The final factor is that there is less remorse online. Cyberbullying victims are less likely to report their cases because they fear they would receive punishments like having their phones taken away or their privacy invaded. Furthermore, cyberbullies may feel less guilty for what they do because most of the time the victim is completely random. With the fake profile they set up, they don’t care how their words actually strike the victim.

But yes, bullying is bullying, be it physically or in the online world. The victims experience depression, loneliness, and a loss of interest in everything.

Bullying, in general, can have physical and psychological ramifications on the victim. Cyberbullying, however, is disturbing which involves emotional effects too. I referred to physical bullying leading to bruises but cyberbullying leads to emotional scars. As we talked about in the above section, cyberbullying can occur at any time, place and be perpetrated by anonymous people making it unabated and cruel.

For many, life often feels meaningless, losing interests in activities they once enjoyed. In worst-case scenarios, depression and thoughts of suicide can set in.

Cyberbullying victims succumb to depression as well as anxiety which erodes self-confidence. This steals their feelings of happiness and contentment.

Cyberbullying zeroes in on what makes the victim feel most vulnerable. We all have our insecurities, but we try not to think about them, but for the victims, they are constantly reminded about them and it seems like the only thing they carry is their insecurity.

Even when that is not the case, cyberbullying can have an impact on self-esteem. Targets of bullying may begin to feel intense dissatisfaction with who they are. As a result, they can begin to doubt their worth and value.

Cyberbullying victims may often feel distressed or embarrassed. They tend to blame themselves for being bullied because of their insecurities.

When cyberbullying occurs, victims feel humiliated seeing the damaging posts, messages being shared with multitudes.

Cyberbullying causes victims to be ostracized and isolated. Victims feel that they are not good enough to be around anyone. This would be painful for adolescent victims because friends are crucial at this age.

Finally, cyberbullying victims are prone to anger. In rare cases, the victimized try and plot revenge and engage in retaliation. This is quite dangerous because it keeps them locked in a never-ending bully-victim cycle.

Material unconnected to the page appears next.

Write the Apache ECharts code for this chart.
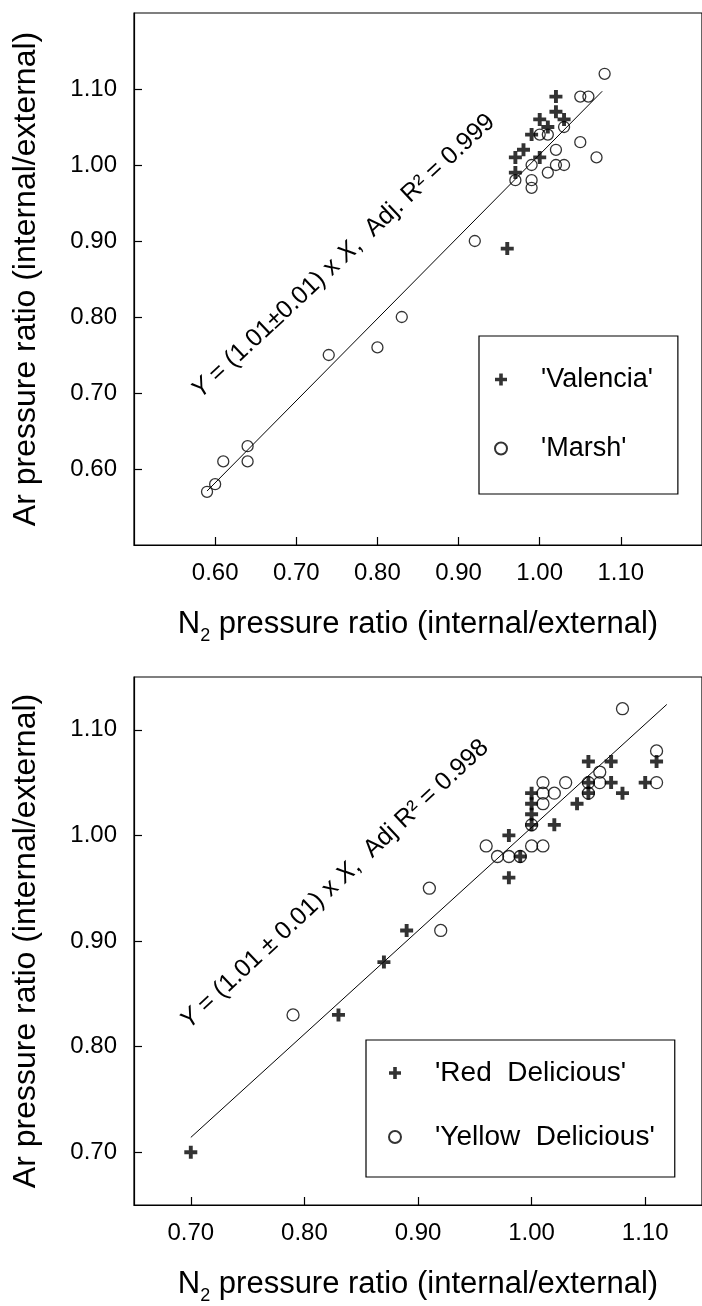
<!DOCTYPE html>
<html>
<head>
<meta charset="utf-8">
<script src="https://cdn.jsdelivr.net/npm/echarts@6/dist/echarts.min.js"></script>
<style>
  html, body { margin: 0; padding: 0; background: #fff; }
  #chart { width: 702px; height: 1306px; }
</style>
</head>
<body>
<div id="chart"></div>
<script>
// --- top panel: oranges ---
var valenciaX = [1.02, 1.02, 1.03, 1.00, 1.01, 0.99, 0.98, 0.97, 1.00, 0.97, 0.96];
var valenciaY = [1.09, 1.07, 1.06, 1.06, 1.05, 1.04, 1.02, 1.01, 1.01, 0.99, 0.89];
var marshX = [1.08, 1.05, 1.06, 1.03, 1.00, 1.01, 1.05, 1.02, 1.07, 0.99, 1.02, 1.03, 1.01,
              0.99, 0.99, 0.97, 0.92, 0.83, 0.80, 0.74, 0.64, 0.64, 0.61, 0.60, 0.59];
var marshY = [1.12, 1.09, 1.09, 1.05, 1.04, 1.04, 1.03, 1.02, 1.01, 1.00, 1.00, 1.00, 0.99,
              0.98, 0.97, 0.98, 0.90, 0.80, 0.76, 0.75, 0.63, 0.61, 0.61, 0.58, 0.57];
var fitTopX = [0.59, 1.077];
var fitTopY = [0.571, 1.097];
var ticksTop = [0.6, 0.7, 0.8, 0.9, 1.0, 1.1];

// --- bottom panel: apples ---
var redX = [0.70, 0.83, 0.87, 0.89, 0.98, 0.98, 0.99, 1.00, 1.00, 1.00, 1.00, 1.02, 1.04,
            1.05, 1.05, 1.05, 1.07, 1.07, 1.08, 1.10, 1.11];
var redY = [0.70, 0.83, 0.88, 0.91, 1.00, 0.96, 0.98, 1.04, 1.03, 1.02, 1.01, 1.01, 1.03,
            1.07, 1.05, 1.04, 1.07, 1.05, 1.04, 1.05, 1.07];
var yellowX = [0.79, 0.91, 0.92, 0.96, 0.97, 0.98, 0.99, 1.00, 1.01, 1.00, 1.01, 1.01, 1.01,
               1.02, 1.03, 1.05, 1.05, 1.06, 1.06, 1.08, 1.11, 1.11];
var yellowY = [0.83, 0.95, 0.91, 0.99, 0.98, 0.98, 0.98, 0.99, 0.99, 1.01, 1.05, 1.04, 1.03,
               1.04, 1.05, 1.04, 1.05, 1.06, 1.05, 1.12, 1.08, 1.05];
var fitBotX = [0.70, 1.119];
var fitBotY = [0.714, 1.124];
var ticksBot = [0.7, 0.8, 0.9, 1.0, 1.1];

// regression text anchors (data coords of the label centre)
var noteTop = [0.758, 0.880];
var noteBot = [0.8265, 0.9537];

var FONT = '"Liberation Sans", Arial, sans-serif';
var PLUS = 'path://M2.8,0H5.2V2.8H8V5.2H5.2V8H2.8V5.2H0V2.8H2.8Z';

function zip(xs, ys) {
  return xs.map(function (x, i) { return [x, ys[i]]; });
}

function fmt(v) { return v.toFixed(2); }

var N2_NAME = '{n|N}{s|2}{n| pressure ratio (internal/external)}';
var AR_NAME = 'Ar pressure ratio (internal/external)';

function xAxis(grid, min, max, ticks) {
  return {
    gridIndex: grid, type: 'value', min: min, max: max,
    axisLine: { onZero: false, lineStyle: { color: '#000', width: 1.2 } },
    axisTick: { inside: true, length: 8, customValues: ticks, lineStyle: { color: '#000', width: 1.2 } },
    axisLabel: { customValues: ticks, formatter: fmt, fontSize: 24, color: '#000', margin: 16, fontFamily: FONT },
    splitLine: { show: false },
    name: N2_NAME, nameLocation: 'middle', nameGap: 58,
    nameTextStyle: {
      fontSize: 31, color: '#000', fontFamily: FONT,
      rich: {
        n: { fontSize: 31, color: '#000', fontFamily: FONT },
        s: { fontSize: 18, color: '#000', fontFamily: FONT, padding: [24, 0, 0, 0] }
      }
    }
  };
}

function yAxis(grid, min, max, ticks) {
  return {
    gridIndex: grid, type: 'value', min: min, max: max,
    axisLine: { onZero: false, lineStyle: { color: '#000', width: 1.2 } },
    axisTick: { inside: true, length: 8, customValues: ticks, lineStyle: { color: '#000', width: 1.2 } },
    axisLabel: { customValues: ticks, formatter: fmt, fontSize: 24, color: '#000', margin: 17, fontFamily: FONT },
    splitLine: { show: false },
    name: AR_NAME, nameLocation: 'middle', nameGap: 92,
    nameTextStyle: { fontSize: 32, color: '#000', fontFamily: FONT }
  };
}

function legend(names, left, top, gap, padding, size) {
  return {
    data: names, orient: 'vertical', left: left, top: top,
    itemWidth: 12, itemHeight: 12, itemGap: gap, padding: padding,
    borderColor: '#000', borderWidth: 1.2, backgroundColor: '#fff',
    formatter: function (n) { return '{g|}' + n; },
    textStyle: { fontSize: size, color: '#000', fontFamily: FONT, rich: { g: { width: 29 } } }
  };
}

var plusStyle = { color: '#000' };
var ringStyle = { color: 'rgba(0,0,0,0)', borderColor: '#000', borderWidth: 1.3 };

function fitLine(xi, xs, ys) {
  return {
    type: 'line', xAxisIndex: xi, yAxisIndex: xi, data: zip(xs, ys),
    symbol: 'none', silent: true, z: 1,
    lineStyle: { color: '#000', width: 1 }
  };
}

var chart = echarts.init(document.getElementById('chart'));
chart.setOption({
  animation: false,
  backgroundColor: '#fff',
  grid: [
    { left: 134, top: 13, width: 572, height: 532, show: true, borderColor: '#000', borderWidth: 1.2 },
    { left: 134, top: 677, width: 569, height: 530, show: true, borderColor: '#000', borderWidth: 1.2 }
  ],
  xAxis: [xAxis(0, 0.5, 1.2, ticksTop), xAxis(1, 0.65, 1.15, ticksBot)],
  yAxis: [yAxis(0, 0.5, 1.2, ticksTop), yAxis(1, 0.65, 1.15, ticksBot)],
  legend: [
    legend(["'Valencia'", "'Marsh'"], 479, 336, 42, [30, 25, 32, 15], 27),
    legend(["'Red  Delicious'", "'Yellow  Delicious'"], 366, 1040, 36, [19, 20, 26, 22], 28)
  ],
  series: [
    fitLine(0, fitTopX, fitTopY),
    { name: "'Valencia'", type: 'scatter', xAxisIndex: 0, yAxisIndex: 0, data: zip(valenciaX, valenciaY),
      symbol: PLUS, symbolSize: 13, itemStyle: plusStyle, z: 3 },
    { name: "'Marsh'", type: 'scatter', xAxisIndex: 0, yAxisIndex: 0, data: zip(marshX, marshY),
      symbol: 'circle', symbolSize: 11, itemStyle: ringStyle, z: 2 },
    fitLine(1, fitBotX, fitBotY),
    { name: "'Red  Delicious'", type: 'scatter', xAxisIndex: 1, yAxisIndex: 1, data: zip(redX, redY),
      symbol: PLUS, symbolSize: 13, itemStyle: plusStyle, z: 3 },
    { name: "'Yellow  Delicious'", type: 'scatter', xAxisIndex: 1, yAxisIndex: 1, data: zip(yellowX, yellowY),
      symbol: 'circle', symbolSize: 12, itemStyle: ringStyle, z: 2 }
  ]
});

// rotated regression equations
function note(grid, at, text) {
  var p = chart.convertToPixel({ gridIndex: grid }, at);
  return {
    type: 'text', x: p[0], y: p[1], rotation: 43 * Math.PI / 180, z: 10,
    style: {
      text: text, fill: '#000', fontSize: 25, fontFamily: FONT,
      align: 'center', verticalAlign: 'middle',
      rich: { i: { fontSize: 25, fontFamily: FONT, fontStyle: 'italic', fill: '#000' } }
    }
  };
}

chart.setOption({
  graphic: [
    note(0, noteTop, '{i|Y} = (1.01\u00b10.01) x {i|X},  Adj. R\u00b2 = 0.999'),
    note(1, noteBot, '{i|Y} = (1.01 \u00b1 0.01) x {i|X},  Adj R\u00b2 = 0.998')
  ]
});
</script>
</body>
</html>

Even though cyberbullying occurs online, stress can manifest physically with eating disorders, gastrointestinal issues, insomnia etc.

Victims starve themselves or binge eat because they feel the eating pattern is the only thing that is under their control. This morphs into eating disorders especially if the bullying concerns the weight factor.

What can we do to help them?

It seems extremely difficult to control messages, photos, and videos from circulating but it is not entirely impossible. It’s better to be a little prudent in broadcasting all and sundry information to the whole world.

Furthermore, victims need to know that by confiding in an adult or a trusted one, they are doing the right thing.

We need to make sure, to validate their feelings by agreeing to the fact that no one has the right to bully them, and it is not their fault.

Advice the victims not to retaliate. It may be better not to respond to the bully at all. By responding, the victim falls into the hands of the cyberbully. But if the victim ignores the pleas for attention, the antagonizing might stop.

The pen is mightier than the sword, but not everyone understands it. In this case, it is more like the keyboard being mightier than a hit, but you get it right? Bullying only works on the premise that the victim cannot share it with their peers or parents. If that cycle can be broken by making the victims share their problems with a trusted one, we would see less of this menace.